• _The problem_: Output a verbatim copy of the data, cut off after the line that contains "['2010', '2011', '2012', '2013', '2014', '2015', '2016'];".

• _Provided material_:
--------------------------------------------------

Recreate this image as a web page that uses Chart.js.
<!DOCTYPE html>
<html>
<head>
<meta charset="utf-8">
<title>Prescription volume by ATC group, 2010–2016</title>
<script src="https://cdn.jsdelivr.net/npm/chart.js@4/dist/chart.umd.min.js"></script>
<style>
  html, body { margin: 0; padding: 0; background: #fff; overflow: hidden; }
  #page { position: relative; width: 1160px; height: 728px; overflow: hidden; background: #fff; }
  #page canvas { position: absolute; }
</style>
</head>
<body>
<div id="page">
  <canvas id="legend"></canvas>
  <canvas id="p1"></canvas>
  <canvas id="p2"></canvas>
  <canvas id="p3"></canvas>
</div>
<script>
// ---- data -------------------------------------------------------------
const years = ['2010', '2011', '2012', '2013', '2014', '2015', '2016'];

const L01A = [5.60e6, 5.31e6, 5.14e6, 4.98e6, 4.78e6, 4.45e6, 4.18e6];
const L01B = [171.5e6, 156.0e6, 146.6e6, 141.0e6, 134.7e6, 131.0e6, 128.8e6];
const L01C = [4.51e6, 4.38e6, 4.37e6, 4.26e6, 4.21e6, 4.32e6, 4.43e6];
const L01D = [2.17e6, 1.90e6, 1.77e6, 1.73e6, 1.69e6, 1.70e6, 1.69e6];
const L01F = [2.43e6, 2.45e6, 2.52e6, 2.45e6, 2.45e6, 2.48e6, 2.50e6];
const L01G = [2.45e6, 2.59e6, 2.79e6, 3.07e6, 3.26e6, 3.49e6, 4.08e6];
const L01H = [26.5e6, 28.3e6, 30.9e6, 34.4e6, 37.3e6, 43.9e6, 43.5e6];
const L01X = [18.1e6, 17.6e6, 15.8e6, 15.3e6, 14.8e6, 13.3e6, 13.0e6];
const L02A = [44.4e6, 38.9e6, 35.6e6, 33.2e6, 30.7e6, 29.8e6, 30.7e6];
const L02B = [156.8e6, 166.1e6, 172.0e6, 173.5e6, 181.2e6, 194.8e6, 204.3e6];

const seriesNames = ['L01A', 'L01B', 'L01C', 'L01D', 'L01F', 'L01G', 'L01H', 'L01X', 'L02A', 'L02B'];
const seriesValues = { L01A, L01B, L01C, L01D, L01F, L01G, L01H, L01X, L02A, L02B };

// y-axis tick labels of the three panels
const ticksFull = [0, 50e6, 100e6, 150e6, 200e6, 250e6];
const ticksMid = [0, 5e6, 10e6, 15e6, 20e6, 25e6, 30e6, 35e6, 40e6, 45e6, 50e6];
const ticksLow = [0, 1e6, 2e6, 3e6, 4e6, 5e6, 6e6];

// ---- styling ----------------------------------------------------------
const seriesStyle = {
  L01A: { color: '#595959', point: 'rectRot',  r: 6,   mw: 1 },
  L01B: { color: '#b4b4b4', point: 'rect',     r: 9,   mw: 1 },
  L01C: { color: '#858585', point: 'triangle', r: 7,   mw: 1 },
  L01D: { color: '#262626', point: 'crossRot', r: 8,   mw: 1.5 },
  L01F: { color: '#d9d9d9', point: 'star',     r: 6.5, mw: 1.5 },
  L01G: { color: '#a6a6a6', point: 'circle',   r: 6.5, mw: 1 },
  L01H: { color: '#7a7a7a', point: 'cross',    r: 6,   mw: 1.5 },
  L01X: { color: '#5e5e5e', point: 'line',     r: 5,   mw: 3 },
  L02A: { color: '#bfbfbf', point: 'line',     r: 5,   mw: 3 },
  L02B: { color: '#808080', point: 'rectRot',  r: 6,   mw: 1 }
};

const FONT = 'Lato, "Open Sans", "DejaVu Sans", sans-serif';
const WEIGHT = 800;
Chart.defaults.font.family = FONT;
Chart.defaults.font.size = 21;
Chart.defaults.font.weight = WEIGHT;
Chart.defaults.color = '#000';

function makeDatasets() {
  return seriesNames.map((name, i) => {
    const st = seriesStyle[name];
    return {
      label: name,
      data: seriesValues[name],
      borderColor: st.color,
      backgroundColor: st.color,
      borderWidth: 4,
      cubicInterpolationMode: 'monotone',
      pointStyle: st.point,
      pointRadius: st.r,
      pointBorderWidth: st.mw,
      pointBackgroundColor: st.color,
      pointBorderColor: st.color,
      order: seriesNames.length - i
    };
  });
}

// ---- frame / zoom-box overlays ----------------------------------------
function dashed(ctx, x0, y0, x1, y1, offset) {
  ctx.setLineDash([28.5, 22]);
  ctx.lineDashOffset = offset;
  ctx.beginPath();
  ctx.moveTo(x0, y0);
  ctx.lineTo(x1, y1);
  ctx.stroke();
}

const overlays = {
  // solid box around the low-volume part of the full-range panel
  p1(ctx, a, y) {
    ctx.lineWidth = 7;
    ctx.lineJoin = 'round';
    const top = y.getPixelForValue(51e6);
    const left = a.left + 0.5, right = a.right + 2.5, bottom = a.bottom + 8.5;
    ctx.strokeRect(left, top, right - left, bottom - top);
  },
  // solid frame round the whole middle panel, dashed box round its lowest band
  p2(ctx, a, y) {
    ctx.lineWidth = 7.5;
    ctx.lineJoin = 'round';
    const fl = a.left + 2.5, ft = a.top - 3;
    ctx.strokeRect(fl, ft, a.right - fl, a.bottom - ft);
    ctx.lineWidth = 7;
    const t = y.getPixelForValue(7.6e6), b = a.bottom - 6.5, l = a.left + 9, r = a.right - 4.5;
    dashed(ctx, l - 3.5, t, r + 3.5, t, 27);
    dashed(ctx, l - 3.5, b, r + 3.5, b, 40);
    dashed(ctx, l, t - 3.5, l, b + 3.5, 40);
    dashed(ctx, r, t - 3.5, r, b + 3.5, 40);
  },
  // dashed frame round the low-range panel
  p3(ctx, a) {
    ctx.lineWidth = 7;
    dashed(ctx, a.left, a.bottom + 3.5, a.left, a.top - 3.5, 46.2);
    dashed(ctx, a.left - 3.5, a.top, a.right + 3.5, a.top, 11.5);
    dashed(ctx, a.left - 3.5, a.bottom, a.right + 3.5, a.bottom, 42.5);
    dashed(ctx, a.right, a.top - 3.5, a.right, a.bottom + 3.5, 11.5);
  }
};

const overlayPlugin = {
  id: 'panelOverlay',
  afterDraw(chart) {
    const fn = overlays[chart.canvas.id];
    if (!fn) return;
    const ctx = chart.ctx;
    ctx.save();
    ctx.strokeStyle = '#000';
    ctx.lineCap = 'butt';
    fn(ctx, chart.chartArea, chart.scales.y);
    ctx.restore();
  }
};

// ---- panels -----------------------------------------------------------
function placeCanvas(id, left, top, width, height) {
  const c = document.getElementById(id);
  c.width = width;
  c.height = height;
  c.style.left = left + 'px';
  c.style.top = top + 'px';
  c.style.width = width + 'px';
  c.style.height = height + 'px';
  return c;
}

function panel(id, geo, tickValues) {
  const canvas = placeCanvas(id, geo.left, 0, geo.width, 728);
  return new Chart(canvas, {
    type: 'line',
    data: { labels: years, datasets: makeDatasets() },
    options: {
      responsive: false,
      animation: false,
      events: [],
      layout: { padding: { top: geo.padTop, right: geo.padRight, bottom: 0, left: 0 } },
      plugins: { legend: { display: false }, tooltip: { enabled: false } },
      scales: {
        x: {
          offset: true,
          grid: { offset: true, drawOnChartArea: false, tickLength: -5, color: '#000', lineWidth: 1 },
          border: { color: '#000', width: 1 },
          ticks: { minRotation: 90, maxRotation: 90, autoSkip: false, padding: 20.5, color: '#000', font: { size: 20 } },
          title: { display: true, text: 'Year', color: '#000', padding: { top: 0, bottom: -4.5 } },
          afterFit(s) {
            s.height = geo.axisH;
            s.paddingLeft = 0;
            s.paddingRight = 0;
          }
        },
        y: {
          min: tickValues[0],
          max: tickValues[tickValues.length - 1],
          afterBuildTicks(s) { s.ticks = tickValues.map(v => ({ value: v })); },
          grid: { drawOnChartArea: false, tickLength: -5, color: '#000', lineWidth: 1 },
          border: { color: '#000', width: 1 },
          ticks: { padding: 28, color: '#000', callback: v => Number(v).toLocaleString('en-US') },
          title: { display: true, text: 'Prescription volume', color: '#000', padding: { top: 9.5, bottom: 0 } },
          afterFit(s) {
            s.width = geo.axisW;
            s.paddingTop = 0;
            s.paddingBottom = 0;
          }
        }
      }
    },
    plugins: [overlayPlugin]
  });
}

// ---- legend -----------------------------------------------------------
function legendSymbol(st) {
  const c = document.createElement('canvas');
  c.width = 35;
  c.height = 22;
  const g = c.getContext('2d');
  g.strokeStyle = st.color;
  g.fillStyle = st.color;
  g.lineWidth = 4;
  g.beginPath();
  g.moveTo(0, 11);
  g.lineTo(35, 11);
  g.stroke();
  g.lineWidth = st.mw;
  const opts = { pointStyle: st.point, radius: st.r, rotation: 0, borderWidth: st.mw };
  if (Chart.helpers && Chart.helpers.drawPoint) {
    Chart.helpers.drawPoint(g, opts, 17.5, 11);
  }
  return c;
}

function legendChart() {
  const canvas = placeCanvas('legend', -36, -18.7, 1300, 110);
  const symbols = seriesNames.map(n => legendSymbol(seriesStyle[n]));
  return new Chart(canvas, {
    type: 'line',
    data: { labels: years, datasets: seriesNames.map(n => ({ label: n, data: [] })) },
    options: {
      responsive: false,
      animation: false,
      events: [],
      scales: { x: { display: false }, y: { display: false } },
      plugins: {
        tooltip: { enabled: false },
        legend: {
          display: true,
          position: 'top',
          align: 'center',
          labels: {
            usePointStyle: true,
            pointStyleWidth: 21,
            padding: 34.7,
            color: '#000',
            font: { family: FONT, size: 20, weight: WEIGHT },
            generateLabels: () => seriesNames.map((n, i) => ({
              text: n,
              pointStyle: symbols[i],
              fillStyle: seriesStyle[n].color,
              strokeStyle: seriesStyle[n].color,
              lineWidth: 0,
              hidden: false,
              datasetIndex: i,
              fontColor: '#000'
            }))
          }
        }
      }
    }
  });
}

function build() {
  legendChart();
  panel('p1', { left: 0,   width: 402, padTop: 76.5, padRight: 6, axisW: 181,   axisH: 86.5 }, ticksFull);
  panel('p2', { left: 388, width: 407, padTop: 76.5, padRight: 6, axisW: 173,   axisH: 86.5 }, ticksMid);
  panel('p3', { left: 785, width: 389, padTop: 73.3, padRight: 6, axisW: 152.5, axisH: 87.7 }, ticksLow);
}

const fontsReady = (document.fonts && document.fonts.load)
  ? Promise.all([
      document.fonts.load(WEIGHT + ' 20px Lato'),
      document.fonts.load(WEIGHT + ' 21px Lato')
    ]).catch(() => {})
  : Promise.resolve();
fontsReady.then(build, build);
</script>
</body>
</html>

--------------------------------------------------

• _Written response_:
Recreate this image as a web page that uses Chart.js.
<!DOCTYPE html>
<html>
<head>
<meta charset="utf-8">
<title>Prescription volume by ATC group, 2010–2016</title>
<script src="https://cdn.jsdelivr.net/npm/chart.js@4/dist/chart.umd.min.js"></script>
<style>
  html, body { margin: 0; padding: 0; background: #fff; overflow: hidden; }
  #page { position: relative; width: 1160px; height: 728px; overflow: hidden; background: #fff; }
  #page canvas { position: absolute; }
</style>
</head>
<body>
<div id="page">
  <canvas id="legend"></canvas>
  <canvas id="p1"></canvas>
  <canvas id="p2"></canvas>
  <canvas id="p3"></canvas>
</div>
<script>
// ---- data -------------------------------------------------------------
const years = ['2010', '2011', '2012', '2013', '2014', '2015', '2016'];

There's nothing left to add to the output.